> Data lines
= = = = = = =

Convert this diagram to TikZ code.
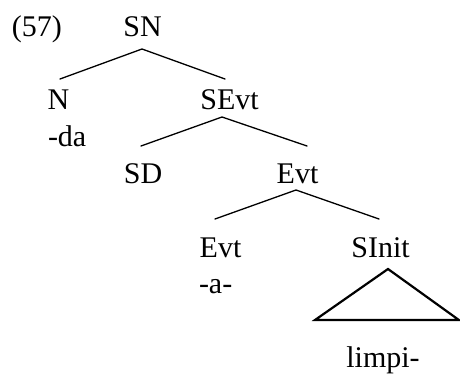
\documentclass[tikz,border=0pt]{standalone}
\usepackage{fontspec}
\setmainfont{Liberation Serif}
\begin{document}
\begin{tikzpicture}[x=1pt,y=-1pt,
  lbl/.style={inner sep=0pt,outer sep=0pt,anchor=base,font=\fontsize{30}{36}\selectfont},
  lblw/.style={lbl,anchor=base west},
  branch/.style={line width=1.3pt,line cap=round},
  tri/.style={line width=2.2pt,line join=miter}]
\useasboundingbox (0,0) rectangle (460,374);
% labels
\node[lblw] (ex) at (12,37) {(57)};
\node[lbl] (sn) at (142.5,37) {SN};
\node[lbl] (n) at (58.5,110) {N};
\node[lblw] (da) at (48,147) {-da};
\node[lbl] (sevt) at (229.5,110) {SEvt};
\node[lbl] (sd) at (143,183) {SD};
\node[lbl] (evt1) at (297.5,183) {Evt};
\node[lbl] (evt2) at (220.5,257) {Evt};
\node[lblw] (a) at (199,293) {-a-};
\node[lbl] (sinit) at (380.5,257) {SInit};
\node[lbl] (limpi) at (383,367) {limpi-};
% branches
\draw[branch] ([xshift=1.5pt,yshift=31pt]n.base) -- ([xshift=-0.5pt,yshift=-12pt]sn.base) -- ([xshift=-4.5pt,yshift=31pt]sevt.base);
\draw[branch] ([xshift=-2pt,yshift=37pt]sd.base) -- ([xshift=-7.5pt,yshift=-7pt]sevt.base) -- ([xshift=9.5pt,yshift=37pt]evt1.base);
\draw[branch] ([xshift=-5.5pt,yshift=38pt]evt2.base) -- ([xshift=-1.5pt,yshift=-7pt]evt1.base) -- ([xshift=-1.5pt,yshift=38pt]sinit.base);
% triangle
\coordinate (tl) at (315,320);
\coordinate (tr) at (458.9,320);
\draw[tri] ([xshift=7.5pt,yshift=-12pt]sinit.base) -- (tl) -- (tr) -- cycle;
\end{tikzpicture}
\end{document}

= = = = = = =

> What is asked
Every line of the data above should be quoted exactly. Omit the pictures.

> Written answer
Convert this diagram to TikZ code.
\documentclass[tikz,border=0pt]{standalone}
\usepackage{fontspec}
\setmainfont{Liberation Serif}
\begin{document}
\begin{tikzpicture}[x=1pt,y=-1pt,
  lbl/.style={inner sep=0pt,outer sep=0pt,anchor=base,font=\fontsize{30}{36}\selectfont},
  lblw/.style={lbl,anchor=base west},
  branch/.style={line width=1.3pt,line cap=round},
  tri/.style={line width=2.2pt,line join=miter}]
\useasboundingbox (0,0) rectangle (460,374);
% labels
\node[lblw] (ex) at (12,37) {(57)};
\node[lbl] (sn) at (142.5,37) {SN};
\node[lbl] (n) at (58.5,110) {N};
\node[lblw] (da) at (48,147) {-da};
\node[lbl] (sevt) at (229.5,110) {SEvt};
\node[lbl] (sd) at (143,183) {SD};
\node[lbl] (evt1) at (297.5,183) {Evt};
\node[lbl] (evt2) at (220.5,257) {Evt};
\node[lblw] (a) at (199,293) {-a-};
\node[lbl] (sinit) at (380.5,257) {SInit};
\node[lbl] (limpi) at (383,367) {limpi-};
% branches
\draw[branch] ([xshift=1.5pt,yshift=31pt]n.base) -- ([xshift=-0.5pt,yshift=-12pt]sn.base) -- ([xshift=-4.5pt,yshift=31pt]sevt.base);
\draw[branch] ([xshift=-2pt,yshift=37pt]sd.base) -- ([xshift=-7.5pt,yshift=-7pt]sevt.base) -- ([xshift=9.5pt,yshift=37pt]evt1.base);
\draw[branch] ([xshift=-5.5pt,yshift=38pt]evt2.base) -- ([xshift=-1.5pt,yshift=-7pt]evt1.base) -- ([xshift=-1.5pt,yshift=38pt]sinit.base);
% triangle
\coordinate (tl) at (315,320);
\coordinate (tr) at (458.9,320);
\draw[tri] ([xshift=7.5pt,yshift=-12pt]sinit.base) -- (tl) -- (tr) -- cycle;
\end{tikzpicture}
\end{document}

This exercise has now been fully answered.